:: Exercise goal ::
Each line below should be retyped exactly, with no pictures.

— begin Source data —

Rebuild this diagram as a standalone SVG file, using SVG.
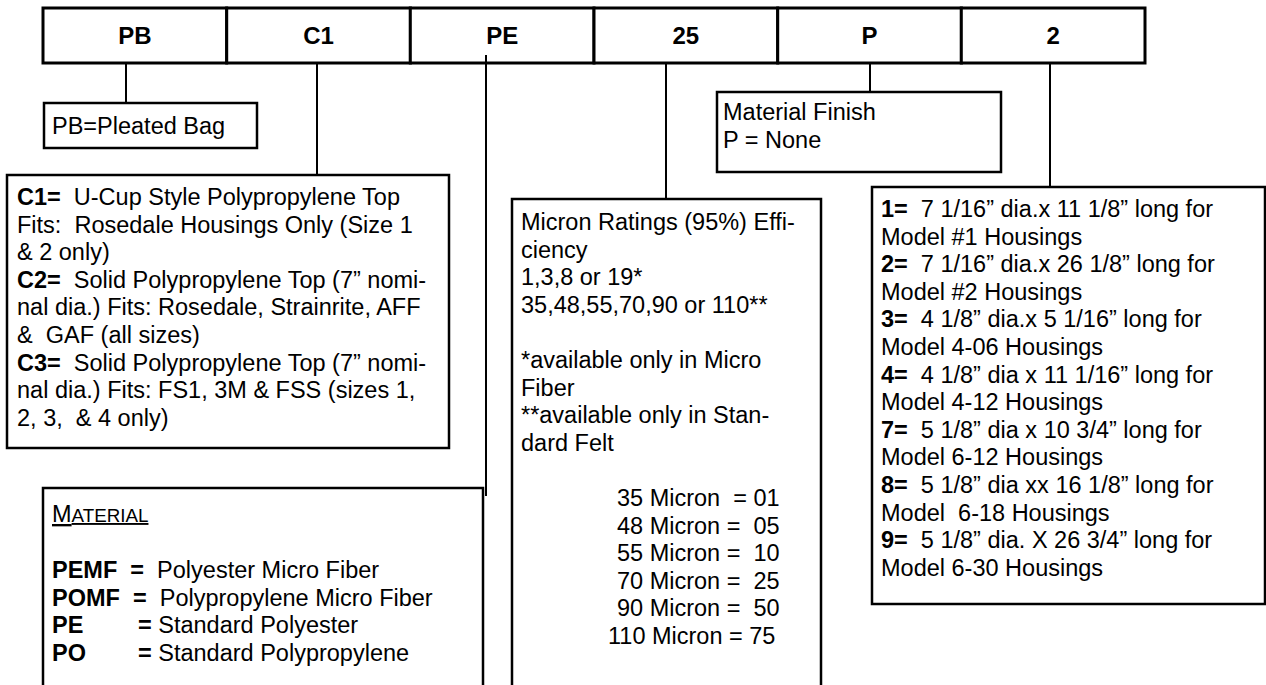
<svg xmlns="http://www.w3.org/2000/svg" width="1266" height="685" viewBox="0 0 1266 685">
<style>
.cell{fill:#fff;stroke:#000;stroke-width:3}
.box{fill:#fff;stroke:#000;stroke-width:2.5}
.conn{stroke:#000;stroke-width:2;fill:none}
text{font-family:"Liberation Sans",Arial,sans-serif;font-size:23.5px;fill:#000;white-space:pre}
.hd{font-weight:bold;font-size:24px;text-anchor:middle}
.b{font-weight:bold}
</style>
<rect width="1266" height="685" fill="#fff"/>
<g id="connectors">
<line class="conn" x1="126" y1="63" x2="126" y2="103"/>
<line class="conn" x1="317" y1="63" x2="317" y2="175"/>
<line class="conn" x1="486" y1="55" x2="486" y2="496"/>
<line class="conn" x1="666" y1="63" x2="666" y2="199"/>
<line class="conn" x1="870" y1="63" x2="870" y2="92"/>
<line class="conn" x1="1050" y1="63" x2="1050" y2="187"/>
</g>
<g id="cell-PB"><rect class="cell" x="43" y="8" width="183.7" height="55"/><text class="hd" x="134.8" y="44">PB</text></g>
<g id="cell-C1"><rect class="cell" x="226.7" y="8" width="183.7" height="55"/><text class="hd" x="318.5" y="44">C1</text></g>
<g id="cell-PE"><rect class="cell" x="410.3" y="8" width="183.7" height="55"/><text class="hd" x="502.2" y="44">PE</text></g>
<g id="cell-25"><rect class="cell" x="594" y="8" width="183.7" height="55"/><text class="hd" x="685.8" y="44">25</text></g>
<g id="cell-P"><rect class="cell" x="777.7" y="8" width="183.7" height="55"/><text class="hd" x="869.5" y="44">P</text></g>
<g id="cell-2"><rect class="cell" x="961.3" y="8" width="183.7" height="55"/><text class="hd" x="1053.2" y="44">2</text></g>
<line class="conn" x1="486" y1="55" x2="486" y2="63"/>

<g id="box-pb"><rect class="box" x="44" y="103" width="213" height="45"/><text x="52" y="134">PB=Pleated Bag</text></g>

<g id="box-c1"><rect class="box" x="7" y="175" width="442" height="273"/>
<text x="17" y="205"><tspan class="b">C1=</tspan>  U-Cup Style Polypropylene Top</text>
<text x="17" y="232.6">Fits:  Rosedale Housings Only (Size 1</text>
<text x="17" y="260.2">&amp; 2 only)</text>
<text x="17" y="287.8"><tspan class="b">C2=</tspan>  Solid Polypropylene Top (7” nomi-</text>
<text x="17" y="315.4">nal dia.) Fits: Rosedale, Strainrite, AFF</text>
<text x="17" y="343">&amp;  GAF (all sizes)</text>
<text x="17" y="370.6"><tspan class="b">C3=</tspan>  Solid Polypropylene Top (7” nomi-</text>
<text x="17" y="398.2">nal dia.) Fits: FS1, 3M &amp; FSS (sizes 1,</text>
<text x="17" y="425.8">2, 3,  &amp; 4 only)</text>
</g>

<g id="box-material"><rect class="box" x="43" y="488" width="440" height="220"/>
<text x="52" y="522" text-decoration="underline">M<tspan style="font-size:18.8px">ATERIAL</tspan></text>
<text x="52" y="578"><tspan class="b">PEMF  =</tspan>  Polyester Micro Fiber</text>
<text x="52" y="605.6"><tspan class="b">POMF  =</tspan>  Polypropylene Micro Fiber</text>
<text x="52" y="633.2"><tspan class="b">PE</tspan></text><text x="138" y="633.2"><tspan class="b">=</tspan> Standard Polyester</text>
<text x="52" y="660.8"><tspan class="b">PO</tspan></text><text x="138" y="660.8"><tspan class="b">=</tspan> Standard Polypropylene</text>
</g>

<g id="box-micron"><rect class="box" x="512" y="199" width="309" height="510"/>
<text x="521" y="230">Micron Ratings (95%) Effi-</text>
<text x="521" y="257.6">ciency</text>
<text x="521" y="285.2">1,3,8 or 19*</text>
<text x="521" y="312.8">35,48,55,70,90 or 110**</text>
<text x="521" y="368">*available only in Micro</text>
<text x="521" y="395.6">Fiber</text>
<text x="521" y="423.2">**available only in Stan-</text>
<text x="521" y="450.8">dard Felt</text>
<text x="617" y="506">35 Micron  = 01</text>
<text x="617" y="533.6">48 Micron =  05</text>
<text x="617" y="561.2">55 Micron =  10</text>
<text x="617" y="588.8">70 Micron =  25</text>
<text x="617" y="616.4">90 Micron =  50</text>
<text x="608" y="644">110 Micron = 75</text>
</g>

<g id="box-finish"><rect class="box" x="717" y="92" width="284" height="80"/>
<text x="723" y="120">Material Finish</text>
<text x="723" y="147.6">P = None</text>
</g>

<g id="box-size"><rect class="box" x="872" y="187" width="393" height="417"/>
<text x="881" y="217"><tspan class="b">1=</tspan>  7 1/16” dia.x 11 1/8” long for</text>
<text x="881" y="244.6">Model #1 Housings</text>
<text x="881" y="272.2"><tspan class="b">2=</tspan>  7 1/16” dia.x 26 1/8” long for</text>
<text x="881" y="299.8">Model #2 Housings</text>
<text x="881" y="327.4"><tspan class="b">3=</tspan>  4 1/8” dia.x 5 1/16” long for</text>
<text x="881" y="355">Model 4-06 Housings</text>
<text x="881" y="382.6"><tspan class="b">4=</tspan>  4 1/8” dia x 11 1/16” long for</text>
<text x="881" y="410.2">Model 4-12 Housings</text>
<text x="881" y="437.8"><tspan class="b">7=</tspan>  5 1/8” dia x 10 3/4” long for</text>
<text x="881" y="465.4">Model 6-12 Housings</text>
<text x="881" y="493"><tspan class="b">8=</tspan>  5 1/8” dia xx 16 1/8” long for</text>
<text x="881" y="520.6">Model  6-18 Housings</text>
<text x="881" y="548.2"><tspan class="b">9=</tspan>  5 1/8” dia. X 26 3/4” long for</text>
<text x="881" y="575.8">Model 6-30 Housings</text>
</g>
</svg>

— end Source data —

:: Output of the task ::
Rebuild this diagram as a standalone SVG file, using SVG.
<svg xmlns="http://www.w3.org/2000/svg" width="1266" height="685" viewBox="0 0 1266 685">
<style>
.cell{fill:#fff;stroke:#000;stroke-width:3}
.box{fill:#fff;stroke:#000;stroke-width:2.5}
.conn{stroke:#000;stroke-width:2;fill:none}
text{font-family:"Liberation Sans",Arial,sans-serif;font-size:23.5px;fill:#000;white-space:pre}
.hd{font-weight:bold;font-size:24px;text-anchor:middle}
.b{font-weight:bold}
</style>
<rect width="1266" height="685" fill="#fff"/>
<g id="connectors">
<line class="conn" x1="126" y1="63" x2="126" y2="103"/>
<line class="conn" x1="317" y1="63" x2="317" y2="175"/>
<line class="conn" x1="486" y1="55" x2="486" y2="496"/>
<line class="conn" x1="666" y1="63" x2="666" y2="199"/>
<line class="conn" x1="870" y1="63" x2="870" y2="92"/>
<line class="conn" x1="1050" y1="63" x2="1050" y2="187"/>
</g>
<g id="cell-PB"><rect class="cell" x="43" y="8" width="183.7" height="55"/><text class="hd" x="134.8" y="44">PB</text></g>
<g id="cell-C1"><rect class="cell" x="226.7" y="8" width="183.7" height="55"/><text class="hd" x="318.5" y="44">C1</text></g>
<g id="cell-PE"><rect class="cell" x="410.3" y="8" width="183.7" height="55"/><text class="hd" x="502.2" y="44">PE</text></g>
<g id="cell-25"><rect class="cell" x="594" y="8" width="183.7" height="55"/><text class="hd" x="685.8" y="44">25</text></g>
<g id="cell-P"><rect class="cell" x="777.7" y="8" width="183.7" height="55"/><text class="hd" x="869.5" y="44">P</text></g>
<g id="cell-2"><rect class="cell" x="961.3" y="8" width="183.7" height="55"/><text class="hd" x="1053.2" y="44">2</text></g>
<line class="conn" x1="486" y1="55" x2="486" y2="63"/>

<g id="box-pb"><rect class="box" x="44" y="103" width="213" height="45"/><text x="52" y="134">PB=Pleated Bag</text></g>

<g id="box-c1"><rect class="box" x="7" y="175" width="442" height="273"/>
<text x="17" y="205"><tspan class="b">C1=</tspan>  U-Cup Style Polypropylene Top</text>
<text x="17" y="232.6">Fits:  Rosedale Housings Only (Size 1</text>
<text x="17" y="260.2">&amp; 2 only)</text>
<text x="17" y="287.8"><tspan class="b">C2=</tspan>  Solid Polypropylene Top (7” nomi-</text>
<text x="17" y="315.4">nal dia.) Fits: Rosedale, Strainrite, AFF</text>
<text x="17" y="343">&amp;  GAF (all sizes)</text>
<text x="17" y="370.6"><tspan class="b">C3=</tspan>  Solid Polypropylene Top (7” nomi-</text>
<text x="17" y="398.2">nal dia.) Fits: FS1, 3M &amp; FSS (sizes 1,</text>
<text x="17" y="425.8">2, 3,  &amp; 4 only)</text>
</g>

<g id="box-material"><rect class="box" x="43" y="488" width="440" height="220"/>
<text x="52" y="522" text-decoration="underline">M<tspan style="font-size:18.8px">ATERIAL</tspan></text>
<text x="52" y="578"><tspan class="b">PEMF  =</tspan>  Polyester Micro Fiber</text>
<text x="52" y="605.6"><tspan class="b">POMF  =</tspan>  Polypropylene Micro Fiber</text>
<text x="52" y="633.2"><tspan class="b">PE</tspan></text><text x="138" y="633.2"><tspan class="b">=</tspan> Standard Polyester</text>
<text x="52" y="660.8"><tspan class="b">PO</tspan></text><text x="138" y="660.8"><tspan class="b">=</tspan> Standard Polypropylene</text>
</g>

<g id="box-micron"><rect class="box" x="512" y="199" width="309" height="510"/>
<text x="521" y="230">Micron Ratings (95%) Effi-</text>
<text x="521" y="257.6">ciency</text>
<text x="521" y="285.2">1,3,8 or 19*</text>
<text x="521" y="312.8">35,48,55,70,90 or 110**</text>
<text x="521" y="368">*available only in Micro</text>
<text x="521" y="395.6">Fiber</text>
<text x="521" y="423.2">**available only in Stan-</text>
<text x="521" y="450.8">dard Felt</text>
<text x="617" y="506">35 Micron  = 01</text>
<text x="617" y="533.6">48 Micron =  05</text>
<text x="617" y="561.2">55 Micron =  10</text>
<text x="617" y="588.8">70 Micron =  25</text>
<text x="617" y="616.4">90 Micron =  50</text>
<text x="608" y="644">110 Micron = 75</text>
</g>

<g id="box-finish"><rect class="box" x="717" y="92" width="284" height="80"/>
<text x="723" y="120">Material Finish</text>
<text x="723" y="147.6">P = None</text>
</g>

<g id="box-size"><rect class="box" x="872" y="187" width="393" height="417"/>
<text x="881" y="217"><tspan class="b">1=</tspan>  7 1/16” dia.x 11 1/8” long for</text>
<text x="881" y="244.6">Model #1 Housings</text>
<text x="881" y="272.2"><tspan class="b">2=</tspan>  7 1/16” dia.x 26 1/8” long for</text>
<text x="881" y="299.8">Model #2 Housings</text>
<text x="881" y="327.4"><tspan class="b">3=</tspan>  4 1/8” dia.x 5 1/16” long for</text>
<text x="881" y="355">Model 4-06 Housings</text>
<text x="881" y="382.6"><tspan class="b">4=</tspan>  4 1/8” dia x 11 1/16” long for</text>
<text x="881" y="410.2">Model 4-12 Housings</text>
<text x="881" y="437.8"><tspan class="b">7=</tspan>  5 1/8” dia x 10 3/4” long for</text>
<text x="881" y="465.4">Model 6-12 Housings</text>
<text x="881" y="493"><tspan class="b">8=</tspan>  5 1/8” dia xx 16 1/8” long for</text>
<text x="881" y="520.6">Model  6-18 Housings</text>
<text x="881" y="548.2"><tspan class="b">9=</tspan>  5 1/8” dia. X 26 3/4” long for</text>
<text x="881" y="575.8">Model 6-30 Housings</text>
</g>
</svg>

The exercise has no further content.